**WHAT TO PRODUCE**
Leaving out every picture, retype the lines below from the top through the one that contains "stray_slots = [18, 19, 20]".

**SUPPLIED DATA**
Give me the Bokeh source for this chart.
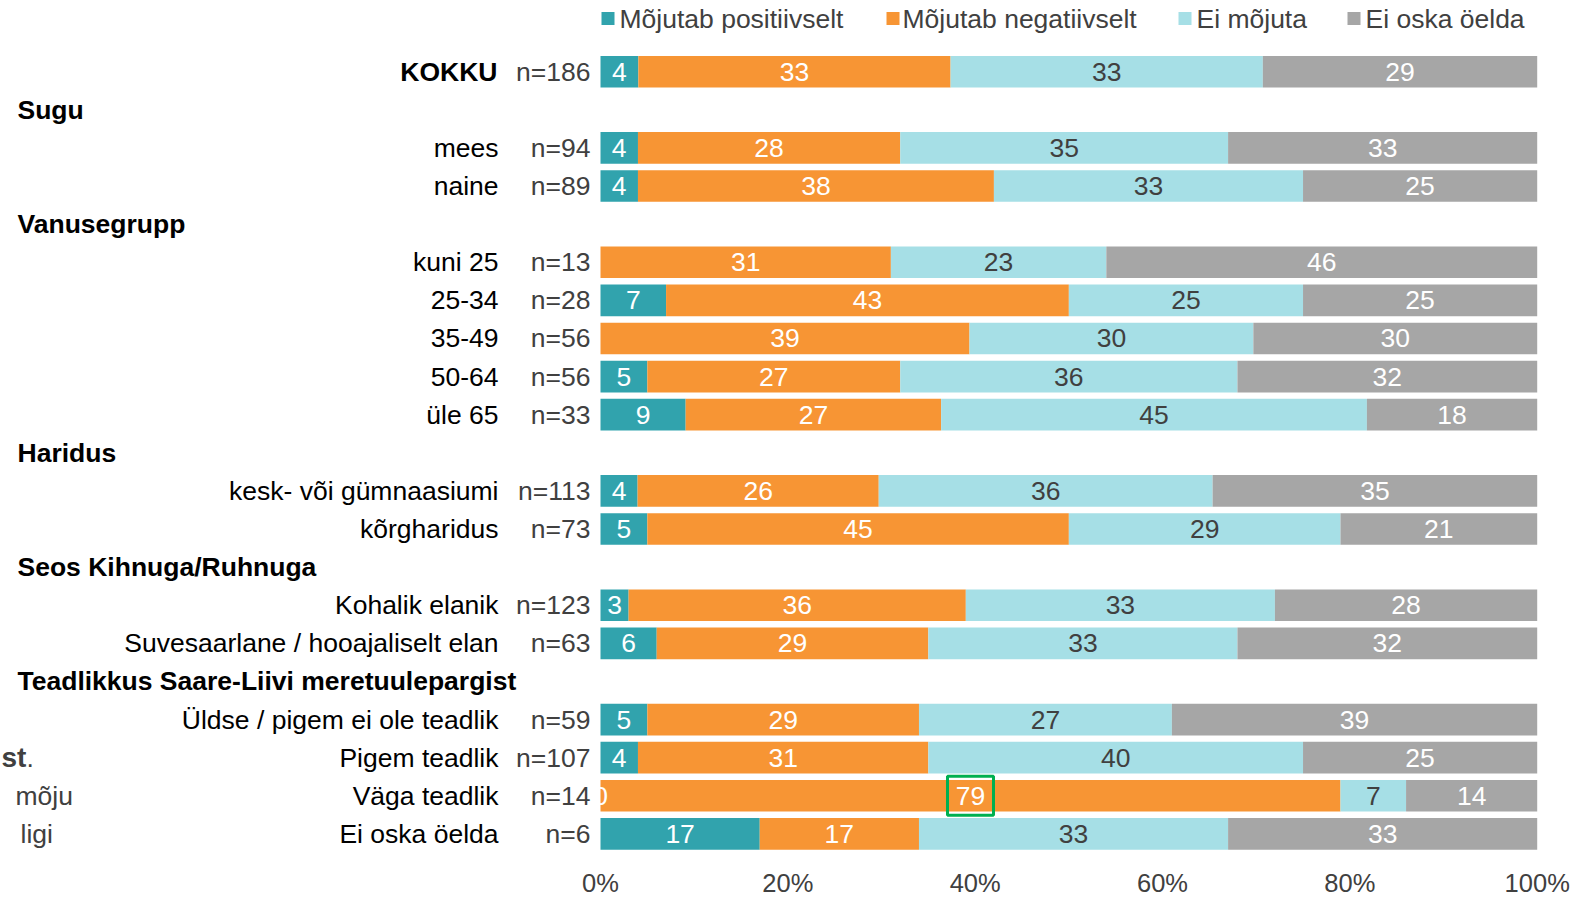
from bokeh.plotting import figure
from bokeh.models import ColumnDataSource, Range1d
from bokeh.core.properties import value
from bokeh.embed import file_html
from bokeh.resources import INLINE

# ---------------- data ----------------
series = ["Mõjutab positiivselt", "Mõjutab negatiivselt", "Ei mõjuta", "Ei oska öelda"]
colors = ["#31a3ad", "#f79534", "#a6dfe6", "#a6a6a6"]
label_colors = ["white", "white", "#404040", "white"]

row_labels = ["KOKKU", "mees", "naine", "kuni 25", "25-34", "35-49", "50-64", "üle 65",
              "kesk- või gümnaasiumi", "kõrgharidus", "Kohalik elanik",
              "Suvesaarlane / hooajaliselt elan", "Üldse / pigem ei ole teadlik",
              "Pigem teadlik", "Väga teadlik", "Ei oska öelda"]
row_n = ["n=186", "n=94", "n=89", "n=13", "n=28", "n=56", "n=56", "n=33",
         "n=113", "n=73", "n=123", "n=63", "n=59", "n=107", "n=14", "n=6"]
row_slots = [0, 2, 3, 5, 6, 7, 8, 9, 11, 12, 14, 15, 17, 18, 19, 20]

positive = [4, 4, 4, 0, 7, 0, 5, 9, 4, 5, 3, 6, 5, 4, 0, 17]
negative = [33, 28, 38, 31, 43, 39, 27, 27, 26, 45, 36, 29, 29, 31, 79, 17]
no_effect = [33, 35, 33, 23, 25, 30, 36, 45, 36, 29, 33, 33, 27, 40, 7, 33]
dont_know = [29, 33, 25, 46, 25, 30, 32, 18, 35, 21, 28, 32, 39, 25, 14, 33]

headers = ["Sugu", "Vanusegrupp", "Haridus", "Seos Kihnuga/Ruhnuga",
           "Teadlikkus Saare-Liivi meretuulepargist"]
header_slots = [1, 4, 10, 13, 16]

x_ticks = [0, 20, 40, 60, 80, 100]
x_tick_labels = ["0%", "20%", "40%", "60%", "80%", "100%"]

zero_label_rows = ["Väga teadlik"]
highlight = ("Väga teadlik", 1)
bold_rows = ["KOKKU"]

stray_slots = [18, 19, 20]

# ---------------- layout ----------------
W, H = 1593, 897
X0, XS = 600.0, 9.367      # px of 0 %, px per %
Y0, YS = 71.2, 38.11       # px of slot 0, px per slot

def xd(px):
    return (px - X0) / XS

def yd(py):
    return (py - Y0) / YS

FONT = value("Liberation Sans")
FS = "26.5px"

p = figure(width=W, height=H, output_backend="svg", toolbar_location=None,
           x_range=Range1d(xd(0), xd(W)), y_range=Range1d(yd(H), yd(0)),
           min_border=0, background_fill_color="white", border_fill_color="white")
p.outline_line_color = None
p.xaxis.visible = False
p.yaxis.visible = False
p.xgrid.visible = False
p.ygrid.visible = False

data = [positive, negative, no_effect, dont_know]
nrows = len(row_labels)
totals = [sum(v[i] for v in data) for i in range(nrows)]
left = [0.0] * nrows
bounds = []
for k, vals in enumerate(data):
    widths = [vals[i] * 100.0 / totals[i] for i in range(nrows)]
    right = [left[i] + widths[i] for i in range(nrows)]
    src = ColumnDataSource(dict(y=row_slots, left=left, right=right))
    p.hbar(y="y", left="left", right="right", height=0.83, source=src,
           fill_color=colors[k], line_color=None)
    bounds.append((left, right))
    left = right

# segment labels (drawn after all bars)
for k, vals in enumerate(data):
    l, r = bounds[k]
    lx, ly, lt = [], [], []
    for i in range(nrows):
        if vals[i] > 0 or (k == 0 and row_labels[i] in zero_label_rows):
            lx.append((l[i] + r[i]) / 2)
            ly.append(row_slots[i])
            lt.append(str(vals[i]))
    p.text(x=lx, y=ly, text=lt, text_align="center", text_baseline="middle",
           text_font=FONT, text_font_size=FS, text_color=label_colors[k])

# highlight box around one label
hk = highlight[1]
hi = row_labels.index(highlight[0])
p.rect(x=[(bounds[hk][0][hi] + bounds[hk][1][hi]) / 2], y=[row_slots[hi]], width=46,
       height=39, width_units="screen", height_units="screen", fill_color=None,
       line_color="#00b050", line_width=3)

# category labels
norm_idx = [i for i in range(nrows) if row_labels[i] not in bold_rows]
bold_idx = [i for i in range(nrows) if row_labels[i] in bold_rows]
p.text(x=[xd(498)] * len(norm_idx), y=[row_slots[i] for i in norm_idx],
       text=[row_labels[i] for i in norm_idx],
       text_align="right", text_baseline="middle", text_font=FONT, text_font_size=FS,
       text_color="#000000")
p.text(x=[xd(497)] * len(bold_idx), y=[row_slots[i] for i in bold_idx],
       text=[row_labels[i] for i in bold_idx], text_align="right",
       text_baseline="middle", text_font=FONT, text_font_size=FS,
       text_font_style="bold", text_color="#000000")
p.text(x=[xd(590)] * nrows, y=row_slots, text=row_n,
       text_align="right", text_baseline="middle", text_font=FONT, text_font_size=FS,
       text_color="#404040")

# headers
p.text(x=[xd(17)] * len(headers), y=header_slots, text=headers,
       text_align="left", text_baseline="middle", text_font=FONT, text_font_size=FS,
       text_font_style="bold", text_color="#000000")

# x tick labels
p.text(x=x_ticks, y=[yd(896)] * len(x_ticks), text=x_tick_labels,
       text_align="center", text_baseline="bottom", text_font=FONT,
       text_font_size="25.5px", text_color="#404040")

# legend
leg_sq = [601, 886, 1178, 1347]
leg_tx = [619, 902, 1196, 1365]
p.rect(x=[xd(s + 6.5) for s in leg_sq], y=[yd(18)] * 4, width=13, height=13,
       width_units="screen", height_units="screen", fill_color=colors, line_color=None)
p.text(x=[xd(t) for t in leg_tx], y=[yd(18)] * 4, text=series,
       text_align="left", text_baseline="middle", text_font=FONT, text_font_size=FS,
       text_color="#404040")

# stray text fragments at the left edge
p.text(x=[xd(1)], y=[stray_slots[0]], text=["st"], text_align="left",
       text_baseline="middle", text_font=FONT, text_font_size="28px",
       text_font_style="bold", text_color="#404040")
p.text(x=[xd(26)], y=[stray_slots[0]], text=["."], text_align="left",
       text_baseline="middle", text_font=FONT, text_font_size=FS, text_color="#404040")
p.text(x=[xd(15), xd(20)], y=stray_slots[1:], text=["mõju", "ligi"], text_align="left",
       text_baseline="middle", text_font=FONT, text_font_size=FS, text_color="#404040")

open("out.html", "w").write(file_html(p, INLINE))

**TASK RESPONSE**
Give me the Bokeh source for this chart.
from bokeh.plotting import figure
from bokeh.models import ColumnDataSource, Range1d
from bokeh.core.properties import value
from bokeh.embed import file_html
from bokeh.resources import INLINE

# ---------------- data ----------------
series = ["Mõjutab positiivselt", "Mõjutab negatiivselt", "Ei mõjuta", "Ei oska öelda"]
colors = ["#31a3ad", "#f79534", "#a6dfe6", "#a6a6a6"]
label_colors = ["white", "white", "#404040", "white"]

row_labels = ["KOKKU", "mees", "naine", "kuni 25", "25-34", "35-49", "50-64", "üle 65",
              "kesk- või gümnaasiumi", "kõrgharidus", "Kohalik elanik",
              "Suvesaarlane / hooajaliselt elan", "Üldse / pigem ei ole teadlik",
              "Pigem teadlik", "Väga teadlik", "Ei oska öelda"]
row_n = ["n=186", "n=94", "n=89", "n=13", "n=28", "n=56", "n=56", "n=33",
         "n=113", "n=73", "n=123", "n=63", "n=59", "n=107", "n=14", "n=6"]
row_slots = [0, 2, 3, 5, 6, 7, 8, 9, 11, 12, 14, 15, 17, 18, 19, 20]

positive = [4, 4, 4, 0, 7, 0, 5, 9, 4, 5, 3, 6, 5, 4, 0, 17]
negative = [33, 28, 38, 31, 43, 39, 27, 27, 26, 45, 36, 29, 29, 31, 79, 17]
no_effect = [33, 35, 33, 23, 25, 30, 36, 45, 36, 29, 33, 33, 27, 40, 7, 33]
dont_know = [29, 33, 25, 46, 25, 30, 32, 18, 35, 21, 28, 32, 39, 25, 14, 33]

headers = ["Sugu", "Vanusegrupp", "Haridus", "Seos Kihnuga/Ruhnuga",
           "Teadlikkus Saare-Liivi meretuulepargist"]
header_slots = [1, 4, 10, 13, 16]

x_ticks = [0, 20, 40, 60, 80, 100]
x_tick_labels = ["0%", "20%", "40%", "60%", "80%", "100%"]

zero_label_rows = ["Väga teadlik"]
highlight = ("Väga teadlik", 1)
bold_rows = ["KOKKU"]

stray_slots = [18, 19, 20]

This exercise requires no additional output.